Somos todos receptores. Recebemos vida e condições de vida. E se isso não acontece, é porque o nosso cálculo, baseado no mérito, está canalizando essa bondade doadora em demais para alguns poucos e em quase nada para uma maioria. A limitação e tão grande e forte que sentimos não poder viver sem os nossos esquemas. Acostumamo-nos tanto a eles que nos determinam.
Somos estimulados a não nos deixar determinar por nossa mentalidade de calcular. Temos tudo de presente; até a vida! Somos estimulados a não calcular e não fazer maus olhos para a bondade de Deus. Não há merecimento, só há presente e bondade.
IV – Concluindo
O alvo da parábola são os homens. A mensagem é sacerdotal e profética.
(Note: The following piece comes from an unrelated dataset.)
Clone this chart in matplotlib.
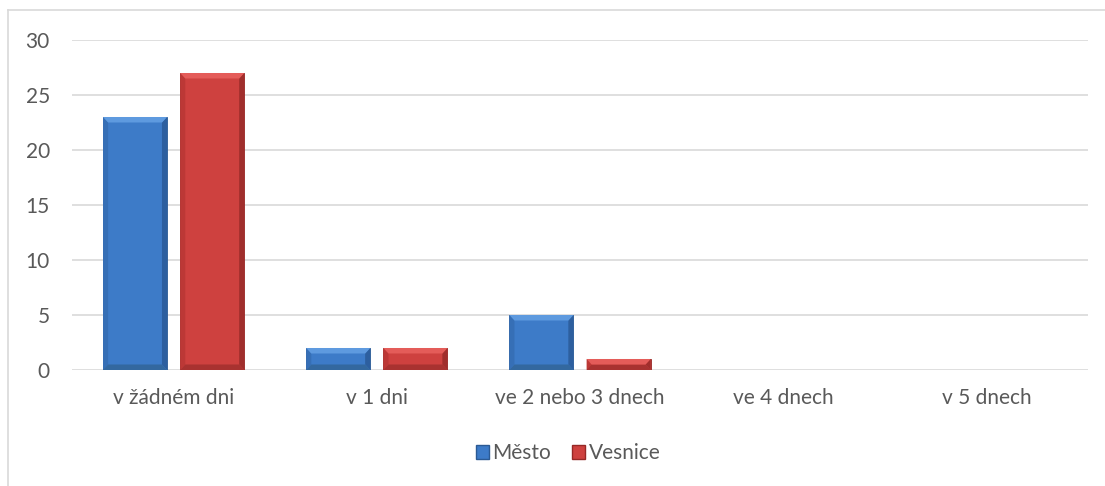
import numpy as np
import matplotlib
matplotlib.use("Agg")
import matplotlib.pyplot as plt
from matplotlib.patches import Polygon, Patch
from matplotlib.lines import Line2D

plt.rcParams['font.family'] = ['Lato', 'DejaVu Sans']

categories = ["v žádném dni", "v 1 dni", "ve 2 nebo 3 dnech", "ve 4 dnech", "v 5 dnech"]
mesto = [23, 2, 5, 0, 0]
vesnice = [27, 2, 1, 0, 0]
series_names = ["Město", "Vesnice"]

blue = dict(face="#3D7BC8", top="#5E9ADF", left="#366FB6", right="#2D5F9F", bottom="#33689F", edge="#2B5A94")
red = dict(face="#CE413F", top="#E45C59", left="#BC3836", right="#A02E2C", bottom="#A83230", edge="#962826")

fig = plt.figure(figsize=(11.05, 4.86), dpi=100)
ax = fig.add_axes([0.0652, 0.2387, 0.9194, 0.679])

x = np.arange(len(categories))
w = 0.315
off = 0.19


def bevel_bars(bars, c):
    bx = 0.025   # bevel in x data units
    for b in bars:
        x0, y0 = b.get_x(), b.get_y()
        bw, bh = b.get_width(), b.get_height()
        if bh <= 0:
            continue
        by = min(0.5, bh / 2)
        x1, y1 = x0 + bw, y0 + bh
        ax.add_patch(Polygon([(x0, y0), (x0, y1), (x0 + bx, y1 - by), (x0 + bx, y0 + by)],
                             closed=True, fc=c["left"], ec="none", zorder=3))
        ax.add_patch(Polygon([(x1, y0), (x1, y1), (x1 - bx, y1 - by), (x1 - bx, y0 + by)],
                             closed=True, fc=c["right"], ec="none", zorder=3))
        ax.add_patch(Polygon([(x0, y0), (x1, y0), (x1 - bx, y0 + by), (x0 + bx, y0 + by)],
                             closed=True, fc=c["bottom"], ec="none", zorder=3))
        ax.add_patch(Polygon([(x0, y1), (x1, y1), (x1 - bx, y1 - by), (x0 + bx, y1 - by)],
                             closed=True, fc=c["top"], ec="none", zorder=3))


b1 = ax.bar(x - off, mesto, w, color=blue["face"], edgecolor=blue["edge"], linewidth=0.6, zorder=2)
b2 = ax.bar(x + off, vesnice, w, color=red["face"], edgecolor=red["edge"], linewidth=0.6, zorder=2)
bevel_bars(b1, blue)
bevel_bars(b2, red)

ax.set_xlim(-0.5, len(categories) - 0.5)
ax.set_ylim(0, 30)
ax.set_yticks(range(0, 31, 5))
ax.set_xticks(x)
ax.set_xticklabels(categories)
ax.grid(axis='y', color='#D9D9D9', linewidth=1.2, zorder=0)
ax.set_axisbelow(True)
for s in ax.spines.values():
    s.set_visible(False)
ax.tick_params(axis='both', length=0, labelsize=15, labelcolor='#595959')
ax.tick_params(axis='y', pad=16)
ax.tick_params(axis='x', pad=13)

# chart area border (top and left visible)
fig.add_artist(Line2D([8 / 1105, 1.0], [1 - 10 / 486, 1 - 10 / 486], color='#D9D9D9', lw=1.2))
fig.add_artist(Line2D([8 / 1105, 8 / 1105], [1 - 10 / 486, 0.0], color='#D9D9D9', lw=1.2))

handles = [Patch(facecolor=blue["face"], edgecolor=blue["edge"]),
           Patch(facecolor=red["face"], edgecolor=red["edge"])]
fig.legend(handles, series_names, loc='center', bbox_to_anchor=(0.514, 1 - 453 / 486), ncol=2,
           frameon=False, fontsize=15, labelcolor='#595959', handlelength=0.65, handleheight=0.65,
           handletextpad=0.15, columnspacing=1.0)

fig.savefig("out.png", dpi=100)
Sacerdotal, para aqueles que são injustiçados pelos critérios de justiça desse mundo. Sacerdotal, porque anuncia a libertação das correntes de se ter vida por merecimento, para os marginalizados.
Profética, para aqueles que estão presos ao esquema obra-merecimento-salário, presos ao esquema de vida por merecimento. Profética, porque anuncia a libertação das correntes de se ter vida por merecimento, para os que marginalizam.
Ali, onde vidas são santificadas na vivência de uma bondade irrestrita, desvinculada de cálculo e merecimento, ali acontece vida plena, ali está sinalizado o reino de Deus.
V — Bibliografia
– EICHHOL, G. Gleichnisse der Evangelien. Neukichen. 1971.
– JEREMIAS. J. Die Gleichnisse Jesu. 2a ed . Göttingen. 1952.
– JÜNGEL. E. Paulus und Jesus. Tübingen. 1962.
– RAGAZ. L. Die Gleichnisse Jesu. Bern. 1944.